- EXERCISE BRIEF:
Print exactly the lines from the first one down to the line containing "return 1 - y / H", both ends included, with no pictures and nothing else.

--- Start SOURCE DATA ---

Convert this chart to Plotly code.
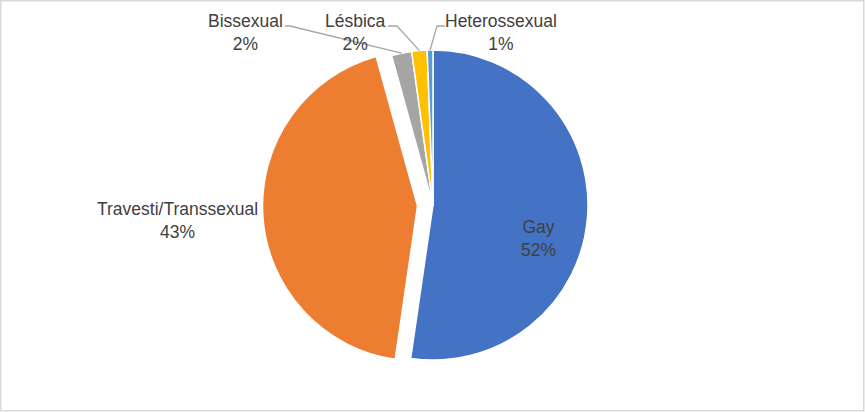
import math
import plotly.graph_objects as go

# ---- data ----
labels = ["Gay", "Travesti/Transsexual", "Bissexual", "Lésbica", "Heterossexual"]
values = [52.3, 43.4, 2.1, 1.6, 0.6]
colors = ["#4472C4", "#ED7D31", "#A5A5A5", "#FFC000", "#5B9BD5"]
pulls = [0, 0.1, 0, 0, 0]

# ---- layout constants (pixels) ----
W, H = 865, 412
CX, CY, R = 433, 205, 155
MAXPULL = max(pulls)
label_centers = [(538, 238), (177, 220), (245, 33), (355, 33), (501, 33)]
# leader line label-side anchor points (start, elbow); None -> no leader
leader_anchor = [None, None, ((285, 26), (290, 26)), ((388, 26), (397, 26)), ((445, 26), (437, 26))]

def px(x):
    return x / W

def py(y):
    return 1 - y / H

half = R * (1 + MAXPULL)
fig = go.Figure(go.Pie(
    labels=labels,
    values=values,
    marker=dict(colors=colors, line=dict(color="white", width=1.5)),
    pull=pulls,
    sort=False,
    direction="clockwise",
    rotation=0,
    textinfo="none",
    hoverinfo="label+percent",
    showlegend=False,
    domain=dict(x=[px(CX - half), px(CX + half)], y=[py(CY + half), py(CY - half)]),
))

total = sum(values)
annotations = []
shapes = []
cum = 0.0
for i, (lab, v) in enumerate(zip(labels, values)):
    pct = round(v / total * 100)
    lx, ly = label_centers[i]
    annotations.append(dict(
        x=px(lx), y=py(ly), xref="paper", yref="paper",
        text=f"{lab}<br>{pct}%", showarrow=False,
        xanchor="center", yanchor="middle", align="center",
        font=dict(family="Liberation Sans", size=17.5, color="#404040"),
    ))
    mid = (cum + v / 2) / total * 2 * math.pi
    cum += v
    if leader_anchor[i] is not None:
        (sx, sy), (ex, ey) = leader_anchor[i]
        tx = CX + R * math.sin(mid)
        ty = CY - R * math.cos(mid)
        path = f"M {px(sx)} {py(sy)} L {px(ex)} {py(ey)} L {px(tx)} {py(ty)}"
        shapes.append(dict(type="path", path=path, xref="paper", yref="paper",
                           line=dict(color="#A6A6A6", width=1.3)))

# chart border
shapes.append(dict(type="rect", xref="paper", yref="paper", x0=px(0.75), y0=py(H - 1.25),
                   x1=px(W - 1.25), y1=py(0.75), line=dict(color="#D9D9D9", width=1.5)))

fig.update_layout(
    width=W, height=H,
    margin=dict(l=0, r=0, t=0, b=0),
    paper_bgcolor="white", plot_bgcolor="white",
    annotations=annotations, shapes=shapes,
)

fig.write_html("out.html", config={"displayModeBar": False},
               post_script="document.body.style.margin='0';document.body.style.overflow='hidden';")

--- End SOURCE DATA ---

- CORRECT ANSWER:
Convert this chart to Plotly code.
import math
import plotly.graph_objects as go

# ---- data ----
labels = ["Gay", "Travesti/Transsexual", "Bissexual", "Lésbica", "Heterossexual"]
values = [52.3, 43.4, 2.1, 1.6, 0.6]
colors = ["#4472C4", "#ED7D31", "#A5A5A5", "#FFC000", "#5B9BD5"]
pulls = [0, 0.1, 0, 0, 0]

# ---- layout constants (pixels) ----
W, H = 865, 412
CX, CY, R = 433, 205, 155
MAXPULL = max(pulls)
label_centers = [(538, 238), (177, 220), (245, 33), (355, 33), (501, 33)]
# leader line label-side anchor points (start, elbow); None -> no leader
leader_anchor = [None, None, ((285, 26), (290, 26)), ((388, 26), (397, 26)), ((445, 26), (437, 26))]

def px(x):
    return x / W

def py(y):
    return 1 - y / H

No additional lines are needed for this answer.